### [INSTRUCTIONS TO FOLLOW]
In the records below, reproduce exactly the lines from the one containing "Output the Python" through the one containing "ax.tick_params(axis='y', pad=20)", both included, and omit the pictures.

### [MATERIAL PROVIDED]

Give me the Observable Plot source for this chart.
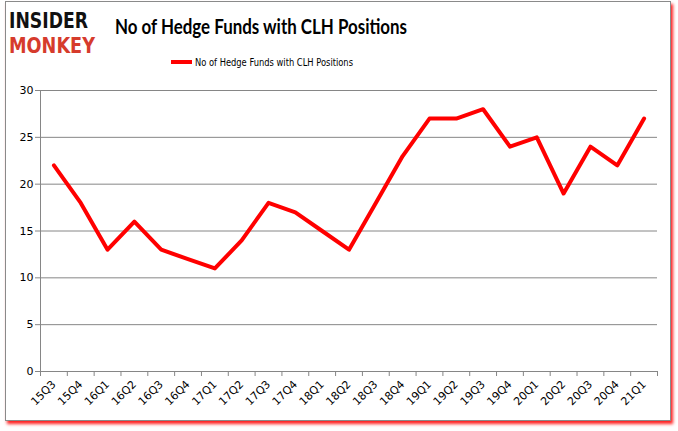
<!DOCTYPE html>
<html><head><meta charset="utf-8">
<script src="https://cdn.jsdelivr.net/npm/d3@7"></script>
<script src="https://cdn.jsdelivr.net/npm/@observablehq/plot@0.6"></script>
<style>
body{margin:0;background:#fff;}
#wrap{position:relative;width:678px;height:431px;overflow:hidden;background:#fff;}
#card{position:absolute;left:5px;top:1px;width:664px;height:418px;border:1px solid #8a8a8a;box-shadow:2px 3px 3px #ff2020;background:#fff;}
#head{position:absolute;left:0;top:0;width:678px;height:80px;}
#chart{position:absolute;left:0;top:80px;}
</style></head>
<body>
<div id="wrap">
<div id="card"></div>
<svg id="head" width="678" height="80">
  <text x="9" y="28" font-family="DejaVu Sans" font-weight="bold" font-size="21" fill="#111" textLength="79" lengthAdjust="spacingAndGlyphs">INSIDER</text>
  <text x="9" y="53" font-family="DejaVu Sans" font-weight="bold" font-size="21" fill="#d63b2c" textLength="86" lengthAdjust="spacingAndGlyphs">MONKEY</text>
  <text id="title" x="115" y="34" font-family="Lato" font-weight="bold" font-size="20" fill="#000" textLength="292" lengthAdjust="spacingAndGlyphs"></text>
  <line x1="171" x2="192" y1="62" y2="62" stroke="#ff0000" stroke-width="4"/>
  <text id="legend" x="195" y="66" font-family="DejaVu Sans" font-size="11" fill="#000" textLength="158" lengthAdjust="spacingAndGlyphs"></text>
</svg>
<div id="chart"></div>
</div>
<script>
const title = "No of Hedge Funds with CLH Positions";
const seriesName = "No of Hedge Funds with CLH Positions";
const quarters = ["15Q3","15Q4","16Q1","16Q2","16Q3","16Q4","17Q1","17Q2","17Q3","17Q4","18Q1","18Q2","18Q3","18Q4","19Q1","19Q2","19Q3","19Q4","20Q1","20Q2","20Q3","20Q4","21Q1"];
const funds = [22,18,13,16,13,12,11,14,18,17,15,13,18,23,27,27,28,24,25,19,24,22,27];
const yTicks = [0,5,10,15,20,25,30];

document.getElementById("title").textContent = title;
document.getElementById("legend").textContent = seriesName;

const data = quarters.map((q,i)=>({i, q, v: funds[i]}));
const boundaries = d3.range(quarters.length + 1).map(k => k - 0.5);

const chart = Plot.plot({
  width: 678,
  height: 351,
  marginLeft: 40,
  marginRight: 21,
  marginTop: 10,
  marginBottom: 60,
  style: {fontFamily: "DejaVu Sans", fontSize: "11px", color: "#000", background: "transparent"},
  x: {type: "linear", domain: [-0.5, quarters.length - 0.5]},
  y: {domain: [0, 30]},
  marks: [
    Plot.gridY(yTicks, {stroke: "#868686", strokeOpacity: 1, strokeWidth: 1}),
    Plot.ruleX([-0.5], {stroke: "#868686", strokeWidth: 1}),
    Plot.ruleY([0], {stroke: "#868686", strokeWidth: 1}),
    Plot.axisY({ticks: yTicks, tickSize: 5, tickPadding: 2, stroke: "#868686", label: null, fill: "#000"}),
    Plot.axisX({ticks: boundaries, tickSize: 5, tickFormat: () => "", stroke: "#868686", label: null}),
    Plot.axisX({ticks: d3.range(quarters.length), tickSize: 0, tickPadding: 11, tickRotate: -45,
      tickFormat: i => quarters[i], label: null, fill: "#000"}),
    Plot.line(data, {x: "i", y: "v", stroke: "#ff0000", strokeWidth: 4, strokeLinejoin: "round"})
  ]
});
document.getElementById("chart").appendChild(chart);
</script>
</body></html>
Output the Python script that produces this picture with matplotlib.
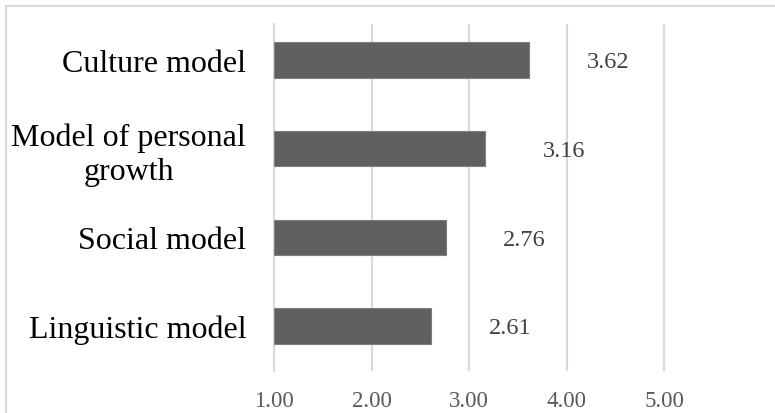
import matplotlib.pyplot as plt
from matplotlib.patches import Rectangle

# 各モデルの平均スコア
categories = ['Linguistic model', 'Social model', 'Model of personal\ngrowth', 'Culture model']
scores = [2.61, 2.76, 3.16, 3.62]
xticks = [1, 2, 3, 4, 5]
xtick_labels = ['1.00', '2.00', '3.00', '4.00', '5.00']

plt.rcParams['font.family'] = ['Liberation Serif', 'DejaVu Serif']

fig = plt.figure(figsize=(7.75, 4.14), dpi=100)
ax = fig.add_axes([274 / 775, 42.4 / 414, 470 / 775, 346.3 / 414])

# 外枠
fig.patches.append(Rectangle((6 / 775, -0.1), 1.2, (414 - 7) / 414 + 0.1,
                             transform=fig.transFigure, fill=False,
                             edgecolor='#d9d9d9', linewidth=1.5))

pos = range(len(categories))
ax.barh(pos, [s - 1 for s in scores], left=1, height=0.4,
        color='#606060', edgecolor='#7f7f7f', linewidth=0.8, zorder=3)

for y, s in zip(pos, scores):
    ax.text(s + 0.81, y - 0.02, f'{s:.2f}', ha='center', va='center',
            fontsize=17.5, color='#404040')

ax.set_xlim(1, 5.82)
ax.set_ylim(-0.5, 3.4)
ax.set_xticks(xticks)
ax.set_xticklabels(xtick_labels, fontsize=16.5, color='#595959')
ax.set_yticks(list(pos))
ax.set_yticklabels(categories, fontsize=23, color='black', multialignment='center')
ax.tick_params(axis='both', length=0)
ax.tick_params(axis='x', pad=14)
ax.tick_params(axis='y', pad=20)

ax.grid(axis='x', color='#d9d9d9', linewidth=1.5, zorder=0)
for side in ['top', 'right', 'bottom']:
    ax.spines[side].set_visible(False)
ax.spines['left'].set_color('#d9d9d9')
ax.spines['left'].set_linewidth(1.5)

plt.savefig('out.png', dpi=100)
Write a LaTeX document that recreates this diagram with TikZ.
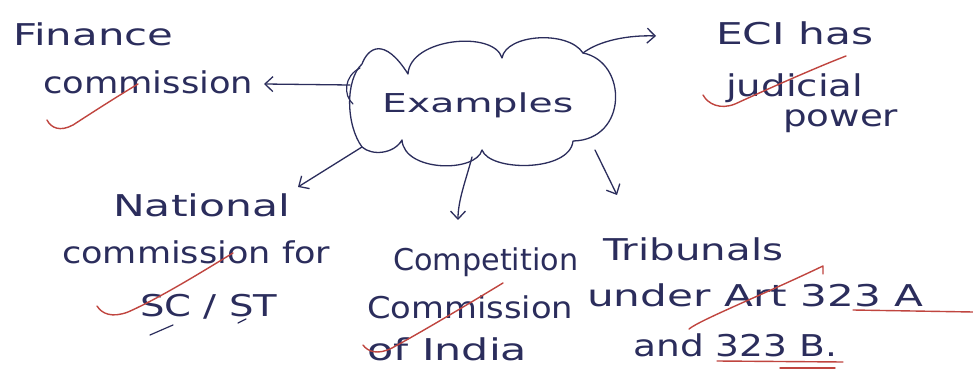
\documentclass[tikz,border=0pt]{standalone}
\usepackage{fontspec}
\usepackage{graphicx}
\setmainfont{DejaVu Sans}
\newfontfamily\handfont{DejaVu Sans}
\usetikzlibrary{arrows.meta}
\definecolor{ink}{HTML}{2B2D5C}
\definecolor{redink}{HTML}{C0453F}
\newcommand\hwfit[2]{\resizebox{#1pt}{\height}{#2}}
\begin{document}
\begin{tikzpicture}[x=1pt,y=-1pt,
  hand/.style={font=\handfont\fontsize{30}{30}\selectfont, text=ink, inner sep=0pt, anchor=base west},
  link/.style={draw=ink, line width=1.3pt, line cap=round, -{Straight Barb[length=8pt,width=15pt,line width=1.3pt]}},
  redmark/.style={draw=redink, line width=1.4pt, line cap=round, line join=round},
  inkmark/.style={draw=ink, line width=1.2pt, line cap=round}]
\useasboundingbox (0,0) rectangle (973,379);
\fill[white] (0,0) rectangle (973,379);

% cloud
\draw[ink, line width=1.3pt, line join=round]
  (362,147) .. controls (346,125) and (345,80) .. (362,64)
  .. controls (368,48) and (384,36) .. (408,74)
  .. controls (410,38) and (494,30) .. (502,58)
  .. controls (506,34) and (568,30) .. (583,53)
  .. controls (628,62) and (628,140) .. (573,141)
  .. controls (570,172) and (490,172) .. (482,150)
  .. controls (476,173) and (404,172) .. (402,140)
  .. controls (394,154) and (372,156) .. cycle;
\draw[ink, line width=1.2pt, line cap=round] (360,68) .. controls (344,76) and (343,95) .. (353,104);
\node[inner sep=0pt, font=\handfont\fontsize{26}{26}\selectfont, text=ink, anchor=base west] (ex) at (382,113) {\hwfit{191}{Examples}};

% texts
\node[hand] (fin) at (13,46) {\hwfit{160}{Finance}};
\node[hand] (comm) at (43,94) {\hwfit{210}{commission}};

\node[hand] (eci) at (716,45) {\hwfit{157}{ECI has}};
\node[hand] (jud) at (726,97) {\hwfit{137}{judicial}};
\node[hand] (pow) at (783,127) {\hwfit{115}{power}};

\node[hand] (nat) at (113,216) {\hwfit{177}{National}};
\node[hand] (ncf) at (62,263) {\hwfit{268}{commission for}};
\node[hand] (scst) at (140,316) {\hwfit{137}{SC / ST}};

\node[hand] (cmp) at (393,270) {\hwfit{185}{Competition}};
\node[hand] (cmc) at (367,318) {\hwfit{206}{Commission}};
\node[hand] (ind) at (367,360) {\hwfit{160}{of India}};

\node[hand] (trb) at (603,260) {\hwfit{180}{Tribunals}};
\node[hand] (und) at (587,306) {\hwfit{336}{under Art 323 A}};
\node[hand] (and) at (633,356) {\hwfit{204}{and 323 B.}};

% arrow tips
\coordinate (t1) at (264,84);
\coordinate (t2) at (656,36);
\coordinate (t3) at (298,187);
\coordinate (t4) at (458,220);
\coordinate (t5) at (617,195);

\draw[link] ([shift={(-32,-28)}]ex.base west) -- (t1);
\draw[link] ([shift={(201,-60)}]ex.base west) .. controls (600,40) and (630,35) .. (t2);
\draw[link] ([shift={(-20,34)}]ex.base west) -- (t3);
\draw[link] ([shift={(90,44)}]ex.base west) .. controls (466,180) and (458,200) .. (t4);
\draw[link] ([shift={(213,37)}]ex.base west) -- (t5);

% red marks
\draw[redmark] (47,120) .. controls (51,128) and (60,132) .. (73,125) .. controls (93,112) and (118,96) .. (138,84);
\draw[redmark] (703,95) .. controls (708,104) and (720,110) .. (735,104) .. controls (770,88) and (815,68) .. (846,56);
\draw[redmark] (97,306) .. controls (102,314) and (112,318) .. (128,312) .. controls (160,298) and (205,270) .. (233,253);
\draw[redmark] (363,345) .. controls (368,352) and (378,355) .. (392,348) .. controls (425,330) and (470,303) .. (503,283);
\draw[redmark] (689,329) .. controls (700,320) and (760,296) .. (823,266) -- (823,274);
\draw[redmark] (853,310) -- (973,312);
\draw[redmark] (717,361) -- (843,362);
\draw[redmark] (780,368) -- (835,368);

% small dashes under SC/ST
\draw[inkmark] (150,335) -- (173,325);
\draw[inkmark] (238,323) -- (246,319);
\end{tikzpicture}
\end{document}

--

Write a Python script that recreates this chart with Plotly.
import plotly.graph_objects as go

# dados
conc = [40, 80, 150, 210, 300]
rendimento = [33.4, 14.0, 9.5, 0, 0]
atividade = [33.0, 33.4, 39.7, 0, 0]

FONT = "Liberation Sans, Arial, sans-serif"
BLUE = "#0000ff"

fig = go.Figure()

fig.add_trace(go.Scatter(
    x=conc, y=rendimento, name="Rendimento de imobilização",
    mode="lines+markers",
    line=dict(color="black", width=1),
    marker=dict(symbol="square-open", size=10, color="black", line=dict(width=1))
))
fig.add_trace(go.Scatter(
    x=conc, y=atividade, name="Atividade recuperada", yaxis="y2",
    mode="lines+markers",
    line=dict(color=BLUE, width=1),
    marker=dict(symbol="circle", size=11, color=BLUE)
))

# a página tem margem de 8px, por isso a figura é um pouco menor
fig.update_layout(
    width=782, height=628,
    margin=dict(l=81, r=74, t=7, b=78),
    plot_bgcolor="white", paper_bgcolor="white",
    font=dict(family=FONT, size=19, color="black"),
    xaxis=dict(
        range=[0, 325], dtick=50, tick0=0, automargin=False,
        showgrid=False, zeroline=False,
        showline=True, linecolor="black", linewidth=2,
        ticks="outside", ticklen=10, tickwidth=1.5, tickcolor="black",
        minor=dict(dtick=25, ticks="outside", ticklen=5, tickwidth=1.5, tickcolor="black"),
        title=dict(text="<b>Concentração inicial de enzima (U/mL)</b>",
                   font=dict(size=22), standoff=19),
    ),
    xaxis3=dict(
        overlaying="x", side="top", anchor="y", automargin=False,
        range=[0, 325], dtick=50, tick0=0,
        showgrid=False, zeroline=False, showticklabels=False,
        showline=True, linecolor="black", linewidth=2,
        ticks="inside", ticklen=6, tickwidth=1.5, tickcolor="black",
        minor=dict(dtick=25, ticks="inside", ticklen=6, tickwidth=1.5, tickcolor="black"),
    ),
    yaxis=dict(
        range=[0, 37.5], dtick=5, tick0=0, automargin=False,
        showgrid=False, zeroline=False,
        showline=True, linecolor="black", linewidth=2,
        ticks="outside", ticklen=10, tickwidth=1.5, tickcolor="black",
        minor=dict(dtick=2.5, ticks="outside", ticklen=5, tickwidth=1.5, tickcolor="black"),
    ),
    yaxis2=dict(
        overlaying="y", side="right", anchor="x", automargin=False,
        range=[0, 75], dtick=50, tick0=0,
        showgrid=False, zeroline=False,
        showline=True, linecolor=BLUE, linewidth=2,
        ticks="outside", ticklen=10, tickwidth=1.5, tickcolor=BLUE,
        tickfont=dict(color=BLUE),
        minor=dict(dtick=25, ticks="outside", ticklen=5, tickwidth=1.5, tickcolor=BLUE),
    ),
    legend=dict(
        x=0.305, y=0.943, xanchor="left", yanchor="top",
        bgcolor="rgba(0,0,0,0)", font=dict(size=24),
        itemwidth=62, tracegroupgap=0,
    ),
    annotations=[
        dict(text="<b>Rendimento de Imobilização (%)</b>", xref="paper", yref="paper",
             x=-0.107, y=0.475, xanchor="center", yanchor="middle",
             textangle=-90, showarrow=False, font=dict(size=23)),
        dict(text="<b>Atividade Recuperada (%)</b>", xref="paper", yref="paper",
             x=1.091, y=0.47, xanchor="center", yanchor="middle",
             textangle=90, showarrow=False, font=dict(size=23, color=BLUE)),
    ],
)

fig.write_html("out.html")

### [TASK OUTPUT]
Output the Python script that produces this picture with matplotlib.
import matplotlib.pyplot as plt
from matplotlib.patches import Rectangle

# 各モデルの平均スコア
categories = ['Linguistic model', 'Social model', 'Model of personal\ngrowth', 'Culture model']
scores = [2.61, 2.76, 3.16, 3.62]
xticks = [1, 2, 3, 4, 5]
xtick_labels = ['1.00', '2.00', '3.00', '4.00', '5.00']

plt.rcParams['font.family'] = ['Liberation Serif', 'DejaVu Serif']

fig = plt.figure(figsize=(7.75, 4.14), dpi=100)
ax = fig.add_axes([274 / 775, 42.4 / 414, 470 / 775, 346.3 / 414])

# 外枠
fig.patches.append(Rectangle((6 / 775, -0.1), 1.2, (414 - 7) / 414 + 0.1,
                             transform=fig.transFigure, fill=False,
                             edgecolor='#d9d9d9', linewidth=1.5))

pos = range(len(categories))
ax.barh(pos, [s - 1 for s in scores], left=1, height=0.4,
        color='#606060', edgecolor='#7f7f7f', linewidth=0.8, zorder=3)

for y, s in zip(pos, scores):
    ax.text(s + 0.81, y - 0.02, f'{s:.2f}', ha='center', va='center',
            fontsize=17.5, color='#404040')

ax.set_xlim(1, 5.82)
ax.set_ylim(-0.5, 3.4)
ax.set_xticks(xticks)
ax.set_xticklabels(xtick_labels, fontsize=16.5, color='#595959')
ax.set_yticks(list(pos))
ax.set_yticklabels(categories, fontsize=23, color='black', multialignment='center')
ax.tick_params(axis='both', length=0)
ax.tick_params(axis='x', pad=14)
ax.tick_params(axis='y', pad=20)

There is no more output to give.